Mulai 1999 hingga 2020 NATO kemudian melakukan penambahan anggota di sekitar wilayah Eropa Timur. Ini membuat Rusia dikepung oleh kehadiran negara-negara anggota NATO. Memang negara-negara yang menjadi anggota NATO adalah negara berdaulat yang berhak untuk menentukan pilihan politik mereka sendiri. Namun, perlu kita ketahui bahwa menjadi anggota NATO berarti memberi peluang untuk hadirnya konsentrasi militer pasukan NATO baik melalui kehadiran tentara maupun berbagai instalasi militer di kawasan tersebut, dan wilayah Rusia telah dikelilingi oleh NATO.

Kita kemudian sering mendengar istilah Ukraina adalah buffer state penting bagi Rusia di kawasan Eropa Timur. Buffer state sendiri mengandung arti bahwa sebuah negara menjadi sebuah negara penyangga yang otonom, bebas dari pengaruh negara manapun untuk menjaga stabilitas keamanan.

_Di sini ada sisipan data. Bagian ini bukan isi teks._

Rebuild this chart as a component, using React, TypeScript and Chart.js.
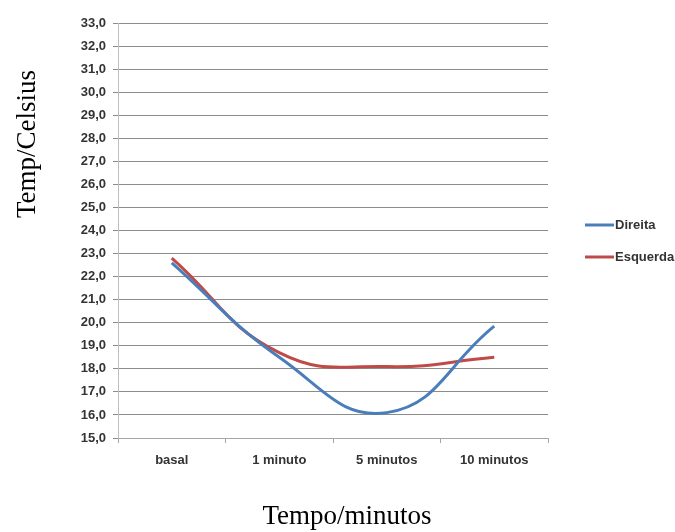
import React, { useEffect, useRef } from "react";
import { Chart, registerables } from "chart.js";

Chart.register(...registerables);

const categories = ["basal", "1 minuto", "5 minutos", "10 minutos"];
const direita = [22.6, 18.5, 16.1, 19.85];
const esquerda = [22.8, 18.7, 18.1, 18.5];
const seriesNames = ["Direita", "Esquerda"];
const seriesColors = ["#4a7ebb", "#be4b48"];
const yMin = 15;
const yMax = 33;
const yStep = 1;
const yTitle = "Temp/Celsius";
const xTitle = "Tempo/minutos";

const tickFont = { family: "'Liberation Sans', Arial, sans-serif", size: 13, weight: "bold" as const };

export default function App() {
  const ref = useRef<HTMLCanvasElement | null>(null);

  useEffect(() => {
    if (!ref.current) return;
    const extras = {
      id: "extras",
      afterDraw(chart: any) {
        const ctx = chart.ctx;
        const area = chart.chartArea;
        ctx.save();
        // axis titles
        ctx.fillStyle = "#000";
        ctx.font = "27px 'Liberation Serif', 'Times New Roman', serif";
        ctx.textAlign = "center";
        ctx.textBaseline = "middle";
        ctx.fillText(xTitle, 347, 517);
        ctx.save();
        ctx.translate(28, 144);
        ctx.rotate(-Math.PI / 2);
        ctx.fillText(yTitle, 0, 0);
        ctx.restore();
        // legend
        const lx = area.right + 37;
        const ys = [225, 257];
        chart.data.datasets.forEach((ds: any, i: number) => {
          ctx.strokeStyle = ds.borderColor;
          ctx.lineWidth = 3;
          ctx.beginPath();
          ctx.moveTo(lx, ys[i]);
          ctx.lineTo(lx + 29, ys[i]);
          ctx.stroke();
          ctx.fillStyle = "#333";
          ctx.font = "bold 13px 'Liberation Sans', Arial, sans-serif";
          ctx.textAlign = "left";
          ctx.fillText(ds.label, lx + 30, ys[i]);
        });
        ctx.restore();
      },
    };

    const chart = new Chart(ref.current, {
      type: "line",
      data: {
        labels: categories,
        datasets: [
          {
            label: seriesNames[0],
            data: direita,
            borderColor: seriesColors[0],
            backgroundColor: seriesColors[0],
            borderWidth: 3,
            pointRadius: 0,
            tension: 0.45,
          },
          {
            label: seriesNames[1],
            data: esquerda,
            borderColor: seriesColors[1],
            backgroundColor: seriesColors[1],
            borderWidth: 3,
            pointRadius: 0,
            tension: 0.45,
          },
        ],
      },
      options: {
        animation: false,
        responsive: false,
        devicePixelRatio: 1,
        layout: { padding: { left: 0, right: 127, top: 23, bottom: 54 } },
        plugins: { legend: { display: false }, tooltip: { enabled: false } },
        scales: {
          x: {
            offset: true,
            grid: {
              offset: true,
              drawOnChartArea: false,
              drawTicks: true,
              tickLength: 5,
              color: "#a6a6a6",
            },
            border: { color: "#a6a6a6", width: 1 },
            ticks: { color: "#333", font: tickFont, padding: 10, maxRotation: 0 },
            afterFit(scale: any) {
              scale.height = 40;
            },
          },
          y: {
            min: yMin,
            max: yMax,
            grid: { color: "#8c8c8c", tickLength: 5, lineWidth: 1 },
            border: { color: "#bfbfbf", width: 1 },
            ticks: {
              stepSize: yStep,
              color: "#333",
              font: tickFont,
              padding: 7,
              callback: (v: any) => Number(v).toFixed(1).replace(".", ","),
            },
            afterFit(scale: any) {
              scale.width = 118;
            },
          },
        },
      },
      plugins: [extras],
    });
    return () => chart.destroy();
  }, []);

  return (
    <div style={{ position: "fixed", left: 0, top: 0, width: 675, height: 532, background: "#fff" }}>
      <canvas ref={ref} width={675} height={532} style={{ width: 675, height: 532 }} />
    </div>
  );
}
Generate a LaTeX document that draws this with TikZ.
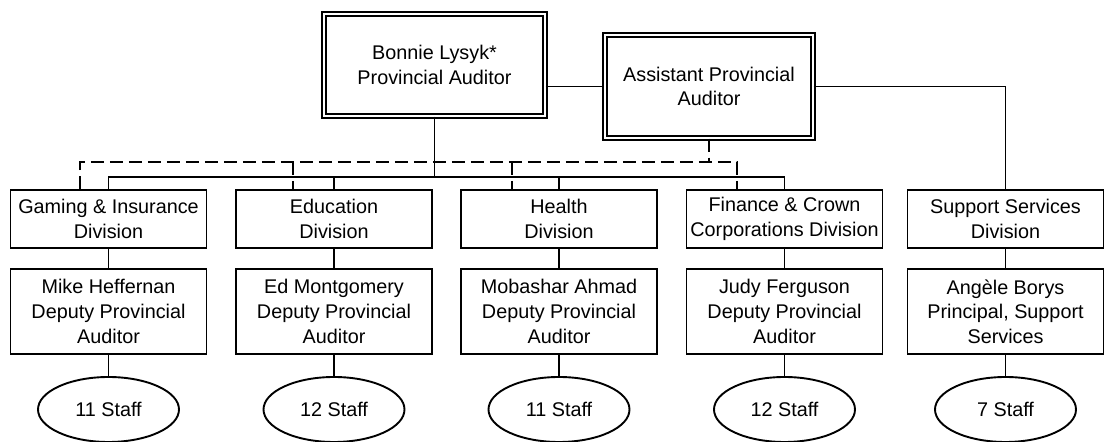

Di tengah gempuran penambahan anggota NATO, Rusia membutuhkan sebuah buffer state untuk menjaga kedaulatan negara mereka. Rusia berbatasan langsung di Eropa dengan beberapa negara seperti Finlandia, Estonia, Latvia, Lithuania, Belarusia, Ukraina dan Georgia. Dari ke-7 negara ini hanya Finlandia dan Belarusia yang kemudian tidak mau terlibat dalam keanggotaan NATO. Estonia, Latvia dan Lithuania kemudian telah menjadi anggota NATO dari tahun 2004.

Pada tahun 2008 melalui Bucharest Summit Ukraina dan Georgia kemudian secara de facto diterima oleh NATO, tentu Rusia menolak hal ini. Karena ini akan membuat semakin minimnya buffer state bagi Rusia.

Kembali ke Ukraina, sebenarnya pasca-Euromaiden tahun 2014 tidak hanya berhasil menggulingkan Presiden Yanukovach yang dikenal dekat dengan Rusia, namun juga konstitusi Ukraina diubah untuk diarahkan pada keinginan bergabung dengan aliansi Barat yaitu Uni Eropa dan NATO. Kita bisa melihat pilihan ini sebagai sebuah pilihan rasional yang sebenarnya dalam konsep negara berdaulat kemudian sah-sah saja. Paska kejadian Georgia 2008, negara-negara di sekitar Rusia tentu merasa bahwa faktor keamanan menjadi faktor penting.

Pendekatan diplomasi Rusia dengan negara tetangga yang notabene secara kekuatan militer jauh di bawah mereka dijalin dengan pendekatan yang ekspansionis dan cenderung ikut campur terhadap dukungan-dukungan kelompok separatis di negara tersebut.

Manajemen relasi hubungan internasional memerlukan trust di antara negara, terutama di antara negara tetangga. Apa yang kemudian dilakukan oleh Rusia dalam satu bulan terakhir memang tidak sesuai dengan prinsip-prinsip kedaulatan sebuah negara, tidak ada yang dapat dibenarkan. Namun, Ukraina juga harus bisa menghadirkan kepercayaan lebih terhadap Rusia. Mau bagaimanapun, Rusia adalah negara tetangga langsung Ukraina dan secara kekuatan militer jauh di atas Ukraina.

Ukraina harus memastikan pada Rusia untuk tidak bergabung dalam keanggotaan NATO. Akan tetapi Rusia juga harus rela melepaskan Ukraina menjadi anggota Uni Eropa karena Ukraina membutuhkan skema kerja sama multilateral ini.

Sebagai negara dengan wilayah kedua terbesar di Eropa terutama dengan kekuatan sektor pertambangan, sayangnya secara GDP per kapita mereka jauh di bawah Kroasia yang juga merupakan negara merdeka di tahun yang sama dengan Ukraina namun telah menjadi anggota Uni Eropa semenjak tahun 2013. Karena Rusia tidak bisa menawarkan skema kerja sama ekonomi yang menarik bagi negara-negara di kawasan Eropa Timur.